我正在读Jason Sanders和Edward Kandrot所写的“CUDA By Example”一书。 到目前为止,每个程序都在我的计算机上顺利运行,直到我坚持第9章的程序。
这两项计划如下:
第一个程序仅在CPU上运行, hist_cpu.cu :
/*
* Copyright 1993-2010 NVIDIA Corporation. All rights reserved.
*
* NVIDIA Corporation and its licensors retain all intellectual property and
* proprietary rights in and to this software and related documentation.
* Any use, reproduction, disclosure, or distribution of this software
* and related documentation without an express license agreement from
* NVIDIA Corporation is strictly prohibited.
*
* Please refer to the applicable NVIDIA end user license agreement (EULA)

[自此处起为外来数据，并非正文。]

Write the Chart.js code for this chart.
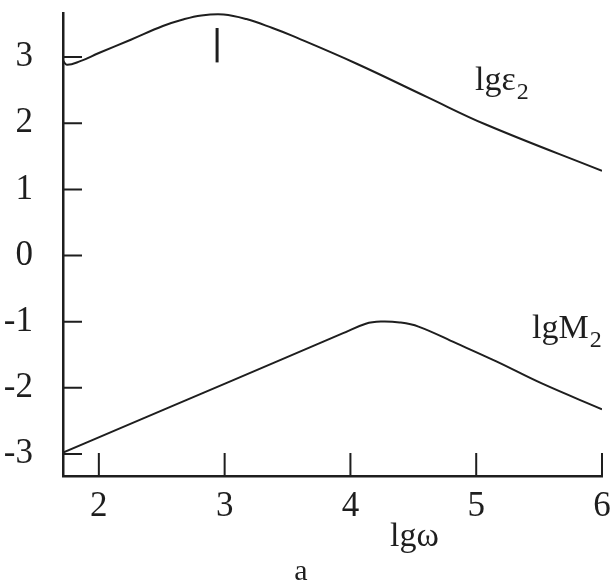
<!DOCTYPE html>
<html>
<head>
<meta charset="utf-8">
<script src="https://cdn.jsdelivr.net/npm/chart.js@4.4.1/dist/chart.umd.min.js"></script>
<style>
  html, body { margin: 0; padding: 0; background: #fff; }
</style>
</head>
<body>
<canvas id="chart" width="613" height="583"></canvas>
<script>
// tick values on both axes
const xTicks = [2, 3, 4, 5, 6];
const yTicks = [-3, -2, -1, 0, 1, 2, 3];

// lg(eps2) vs lg(omega)
const epsX = [1.715, 1.745, 1.847, 2.0, 2.254, 2.509, 2.662, 2.815, 2.992, 3.173, 3.38, 3.535, 4.05, 4.611, 5.081, 6.0];
const epsY = [2.95, 2.885, 2.935, 3.062, 3.263, 3.47, 3.565, 3.63, 3.645, 3.575, 3.44, 3.324, 2.9, 2.395, 1.977, 1.28];

// lg(M2) vs lg(omega)
const mX = [1.715, 2.134, 2.582, 3.031, 3.487, 3.942, 4.122, 4.242, 4.392, 4.541, 4.84, 5.164, 5.517, 6.0];
const mY = [-2.98, -2.64, -2.277, -1.913, -1.543, -1.174, -1.03, -0.998, -1.012, -1.074, -1.325, -1.604, -1.93, -2.324];

// short vertical marker near the eps2 maximum
const markX = [2.94, 2.94];
const markY = [2.92, 3.44];

const INK = '#1e1e1e';
const SERIF = "'Liberation Serif', 'Times New Roman', serif";

const toPoints = (xs, ys) => xs.map((x, i) => ({ x, y: ys[i] }));

// tick marks pointing into the plot
const inwardTicks = {
  id: 'inwardTicks',
  afterDatasetsDraw(chart) {
    const { ctx, chartArea, scales: { x, y } } = chart;
    ctx.save();
    ctx.strokeStyle = INK;
    ctx.lineWidth = 2;
    ctx.beginPath();
    xTicks.forEach(v => {
      const px = x.getPixelForValue(v);
      ctx.moveTo(px, chartArea.bottom);
      ctx.lineTo(px, chartArea.bottom - 23);
    });
    yTicks.forEach(v => {
      const py = y.getPixelForValue(v);
      ctx.moveTo(chartArea.left, py);
      ctx.lineTo(chartArea.left + 19, py);
    });
    ctx.stroke();
    ctx.restore();
  }
};

function drawLabel(ctx, text, sub, x, y) {
  ctx.font = '34px ' + SERIF;
  ctx.fillText(text, x, y);
  if (sub) {
    const w = ctx.measureText(text).width;
    ctx.font = '24px ' + SERIF;
    ctx.fillText(sub, x + w + 1, y + 9);
  }
}

// curve names, axis name and panel letter
const curveLabels = {
  id: 'curveLabels',
  afterDraw(chart) {
    const { ctx, chartArea } = chart;
    ctx.save();
    ctx.fillStyle = INK;
    ctx.textBaseline = 'alphabetic';
    ctx.textAlign = 'left';
    drawLabel(ctx, 'lg\u03b5', '2', chartArea.right - 127, chartArea.top + 77);
    drawLabel(ctx, 'lgM', '2', chartArea.right - 70, chartArea.top + 325);
    drawLabel(ctx, 'lg\u03c9', null, chartArea.left + 327, chartArea.bottom + 70);
    ctx.textAlign = 'center';
    ctx.font = '30px ' + SERIF;
    ctx.fillText('a', chartArea.left + 238, chartArea.bottom + 104);
    ctx.restore();
  }
};

const lineStyle = {
  borderColor: INK,
  borderWidth: 2,
  pointRadius: 0,
  fill: false,
  tension: 0.4
};

new Chart(document.getElementById('chart'), {
  type: 'line',
  data: {
    datasets: [
      { label: 'lgε2', data: toPoints(epsX, epsY), ...lineStyle },
      { label: 'lgM2', data: toPoints(mX, mY), ...lineStyle },
      { label: 'marker', data: toPoints(markX, markY), borderColor: INK, borderWidth: 3, pointRadius: 0 }
    ]
  },
  options: {
    responsive: false,
    animation: false,
    devicePixelRatio: 1,
    layout: { padding: { top: 13, right: 11, left: 0, bottom: 0 } },
    plugins: {
      legend: { display: false },
      tooltip: { enabled: false }
    },
    scales: {
      x: {
        type: 'linear',
        min: 1.715,
        max: 6,
        afterBuildTicks: s => { s.ticks = xTicks.map(v => ({ value: v })); },
        afterFit: s => { s.height = 107; s.paddingLeft = 0; s.paddingRight = 0; },
        grid: { display: false, drawTicks: false },
        border: { display: true, color: INK, width: 2.5 },
        ticks: {
          color: INK,
          padding: 10,
          font: { family: SERIF, size: 35 }
        }
      },
      y: {
        type: 'linear',
        min: -3.333,
        max: 3.667,
        afterBuildTicks: s => { s.ticks = yTicks.map(v => ({ value: v })); },
        afterFit: s => { s.width = 63; s.paddingTop = 0; s.paddingBottom = 0; },
        grid: { display: false, drawTicks: false },
        border: { display: true, color: INK, width: 2.5 },
        ticks: {
          color: INK,
          padding: 30,
          font: { family: SERIF, size: 35 }
        }
      }
    }
  },
  plugins: [inwardTicks, curveLabels]
});
</script>
</body>
</html>
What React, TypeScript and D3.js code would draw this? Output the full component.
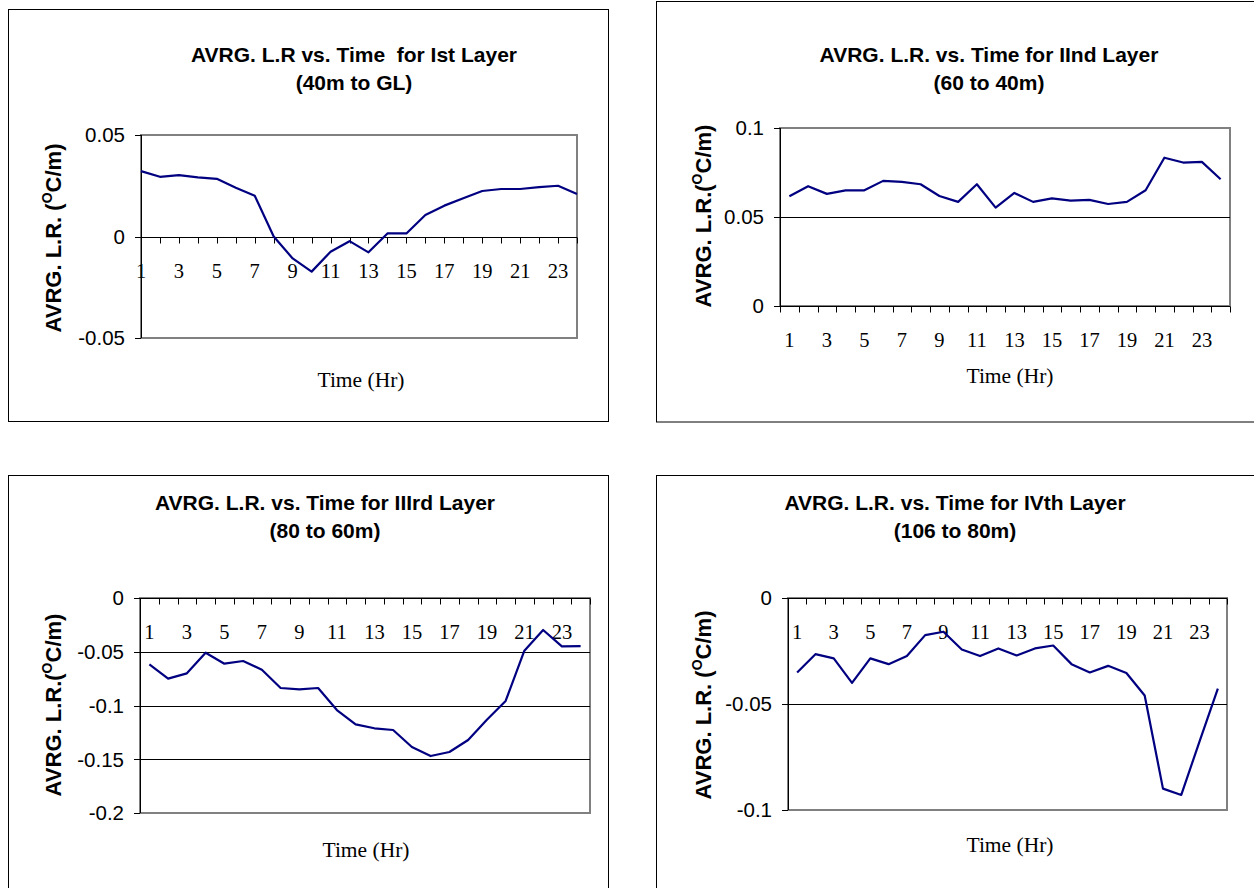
import React from "react";
import * as d3 from "d3";

// ---------- DATA ----------
const HOURS = [1, 2, 3, 4, 5, 6, 7, 8, 9, 10, 11, 12, 13, 14, 15, 16, 17, 18, 19, 20, 21, 22, 23, 24];
const X_LABELS = [1, 3, 5, 7, 9, 11, 13, 15, 17, 19, 21, 23];

const LAYER1 = [0.0322, 0.0294, 0.0302, 0.0291, 0.0284, 0.024, 0.0201, 0.0, -0.0108, -0.0173, -0.0075, -0.0023,
  -0.0078, 0.0015, 0.0015, 0.0106, 0.0152, 0.0188, 0.0224, 0.0234, 0.0234, 0.0243, 0.025, 0.0209];
const LAYER2 = [0.0617, 0.0673, 0.063, 0.065, 0.065, 0.0703, 0.0697, 0.0684, 0.0618, 0.0585, 0.0684, 0.0553,
  0.0635, 0.0585, 0.0605, 0.0592, 0.0596, 0.0573, 0.0585, 0.065, 0.0833, 0.0806, 0.081, 0.0712];
const LAYER3 = [-0.0617, -0.075, -0.0701, -0.0509, -0.0611, -0.0586, -0.0667, -0.0837, -0.085, -0.0837, -0.1042,
  -0.1175, -0.1212, -0.1228, -0.1386, -0.147, -0.1433, -0.1321, -0.1132, -0.0958, -0.049, -0.0298, -0.045, -0.0447];
const LAYER4 = [-0.0351, -0.0265, -0.0285, -0.04, -0.0285, -0.0312, -0.0274, -0.0175, -0.0159, -0.0243, -0.0274,
  -0.0238, -0.0271, -0.0238, -0.0224, -0.0312, -0.0351, -0.032, -0.0354, -0.046, -0.0899, -0.0929, -0.0676, -0.0427];

const TICKS1 = [-0.05, 0, 0.05];
const TICKS2 = [0, 0.05, 0.1];
const TICKS3 = [-0.2, -0.15, -0.1, -0.05, 0];
const TICKS4 = [-0.1, -0.05, 0];

const TITLES1 = ["AVRG. L.R vs. Time  for Ist Layer", "(40m to GL)"];
const TITLES2 = ["AVRG. L.R. vs. Time for IInd Layer", "(60 to 40m)"];
const TITLES3 = ["AVRG. L.R. vs. Time for IIIrd Layer", "(80 to 60m)"];
const TITLES4 = ["AVRG. L.R. vs. Time for IVth Layer", "(106 to 80m)"];
const YLABEL_PREFIX = ["AVRG. L.R. (", "AVRG. L.R.(", "AVRG. L.R.(", "AVRG. L.R. ("];
const X_TITLE = "Time (Hr)";

// ---------- LAYOUT ----------
const SANS = "'Liberation Sans', Arial, sans-serif";
const SERIF = "'Liberation Serif', 'Times New Roman', serif";
const NAVY = "#000080";

type Cfg = {
  frame: [number, number, number, number];
  plot: [number, number, number, number]; // left, right, top, bottom
  domain: [number, number];
  ticks: number[];
  values: number[];
  onTick: boolean;
  titles: string[];
  titleX: number;
  titleY: number;
  ylabelPrefix: string;
  ylabelX: number;
  ylabelY: number;
  xTitleX: number;
  xTitleY: number;
  grid: number[];
};

const PANELS: Cfg[] = [
  {
    frame: [8.5, 9.5, 600, 412], plot: [141, 577, 135, 338], domain: [-0.05, 0.05], ticks: TICKS1,
    values: LAYER1, onTick: true, titles: TITLES1, titleX: 354, titleY: 62, ylabelPrefix: YLABEL_PREFIX[0],
    ylabelX: 53, ylabelY: 238, xTitleX: 361, xTitleY: 387, grid: [],
  },
  {
    frame: [656.5, 1.5, 700, 420.5], plot: [780, 1230, 128, 306], domain: [0, 0.1], ticks: TICKS2,
    values: LAYER2, onTick: false, titles: TITLES2, titleX: 989, titleY: 62, ylabelPrefix: YLABEL_PREFIX[1],
    ylabelX: 703, ylabelY: 216, xTitleX: 1010, xTitleY: 383, grid: [0.05],
  },
  {
    frame: [8.5, 475.5, 600, 500], plot: [140, 590, 598, 813], domain: [-0.2, 0], ticks: TICKS3,
    values: LAYER3, onTick: false, titles: TITLES3, titleX: 325, titleY: 510, ylabelPrefix: YLABEL_PREFIX[2],
    ylabelX: 53, ylabelY: 705, xTitleX: 366, xTitleY: 857, grid: [-0.05, -0.1, -0.15],
  },
  {
    frame: [656.5, 475.5, 700, 500], plot: [788, 1227, 598, 810], domain: [-0.1, 0], ticks: TICKS4,
    values: LAYER4, onTick: false, titles: TITLES4, titleX: 955, titleY: 510, ylabelPrefix: YLABEL_PREFIX[3],
    ylabelX: 703, ylabelY: 705, xTitleX: 1010, xTitleY: 852, grid: [-0.05],
  },
];

function Panel({ c }: { c: Cfg }) {
  const [l, r, t, b] = c.plot;
  const y = d3.scaleLinear().domain(c.domain).range([b, t]);
  const cats = HOURS.map(String);
  let xPos: (h: number) => number;
  let tickXs: number[];
  if (c.onTick) {
    const xp = d3.scalePoint<string>().domain(cats).range([l, r]).padding(0);
    xPos = (h) => xp(String(h)) as number;
    tickXs = HOURS.map((h) => xPos(h));
  } else {
    const xb = d3.scaleBand<string>().domain(cats).range([l, r]).padding(0);
    xPos = (h) => (xb(String(h)) as number) + xb.bandwidth() / 2;
    tickXs = HOURS.map((h) => xb(String(h)) as number).concat([r]);
  }
  const axisY = Math.round(y(0)) + 0.5;
  const line = d3
    .line<number>()
    .x((_, i) => xPos(HOURS[i]))
    .y((v) => y(v));
  const [fx, fy, fw, fh] = c.frame;
  return (
    <g>
      <rect x={fx} y={fy} width={fw} height={fh} fill="#fff" stroke="#000" strokeWidth={1} />
      {c.titles.map((s, i) => (
        <text key={i} x={c.titleX} y={c.titleY + i * 28} textAnchor="middle" fontFamily={SANS}
          fontWeight="bold" fontSize={21} style={{ whiteSpace: "pre" }}>
          {s}
        </text>
      ))}
      {/* plot area border */}
      <rect x={l} y={t} width={r - l} height={b - t} fill="none" stroke="#808080" strokeWidth={2} />
      {/* gridlines */}
      {c.grid.map((g) => (
        <line key={g} x1={l} x2={r} y1={Math.round(y(g)) + 0.5} y2={Math.round(y(g)) + 0.5} stroke="#000" strokeWidth={1} />
      ))}
      {/* y axis */}
      <line x1={l + 0.5} x2={l + 0.5} y1={t} y2={b} stroke="#000" strokeWidth={1} />
      {c.ticks.map((v) => (
        <g key={v}>
          <line x1={l - 6} x2={l} y1={Math.round(y(v)) + 0.5} y2={Math.round(y(v)) + 0.5} stroke="#000" />
          <text x={l - 16} y={y(v)} dy="0.36em" textAnchor="end" fontFamily={SANS} fontSize={20.5}>
            {String(v)}
          </text>
        </g>
      ))}
      {/* x axis */}
      <line x1={l} x2={r} y1={axisY} y2={axisY} stroke="#000" strokeWidth={1} />
      {tickXs.map((x, i) => (
        <line key={i} x1={Math.round(x) + 0.5} x2={Math.round(x) + 0.5} y1={axisY} y2={axisY + 6} stroke="#000" />
      ))}
      {X_LABELS.map((h) => (
        <text key={h} x={xPos(h)} y={axisY + 40} textAnchor="middle" fontFamily={SERIF} fontSize={20.5}>
          {h}
        </text>
      ))}
      {/* series */}
      <path d={line(c.values) || ""} fill="none" stroke={NAVY} strokeWidth={2.2} strokeLinejoin="round" />
      {/* axis titles */}
      <text x={c.xTitleX} y={c.xTitleY} textAnchor="middle" fontFamily={SERIF} fontSize={21.5}>
        {X_TITLE}
      </text>
      <g transform={`translate(${c.ylabelX},${c.ylabelY}) rotate(-90)`}>
        <text x={0} y={0} dy="0.36em" textAnchor="middle" fontFamily={SANS} fontWeight="bold" fontSize={22}
          style={{ whiteSpace: "pre" }}>
          {c.ylabelPrefix}
          <tspan dy={-9} fontSize={14}>O</tspan>
          <tspan dy={9}>C/m)</tspan>
        </text>
      </g>
    </g>
  );
}

export default function App() {
  return (
    <svg width={1254} height={888} style={{ position: "absolute", left: 0, top: 0, background: "#fff" }}>
      <rect x={0} y={0} width={1254} height={888} fill="#fff" />
      {PANELS.map((c, i) => (
        <Panel key={i} c={c} />
      ))}
    </svg>
  );
}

* associated with this source code for terms and conditions that govern
* your use of this NVIDIA software.
*
*/
#include "../common/book.h"
#define SIZE (100*1024*1024)
int main( void ) {
unsigned char *buffer =
(unsigned char*)big_random_block( SIZE );
// capture the start time
clock_t start, stop;
start = clock();
unsigned int histo[256];
for (int i=0; i<256; i++)
histo[i] = 0;
for (int i=0; i<SIZE; i++)
histo[buffer[i]]++;
stop = clock();
float elapsedTime = (float)(stop - start) /
(float)CLOCKS_PER_SEC * 1000.0f;
printf( "Time to generate: %3.1f ms\n", elapsedTime );
long histoCount = 0;
for (int i=0; i<256; i++) {
histoCount += histo[i];
}
printf( "Histogram Sum: %ld\n", histoCount );
free( buffer );
return 0;
}
第二个程序在GPU上运行, hist_gpu_shmem_atomics.cu :
/*
* Copyright 1993-2010 NVIDIA Corporation. All rights reserved.
*
* NVIDIA Corporation and its licensors retain all intellectual property and
* proprietary rights in and to this software and related documentation.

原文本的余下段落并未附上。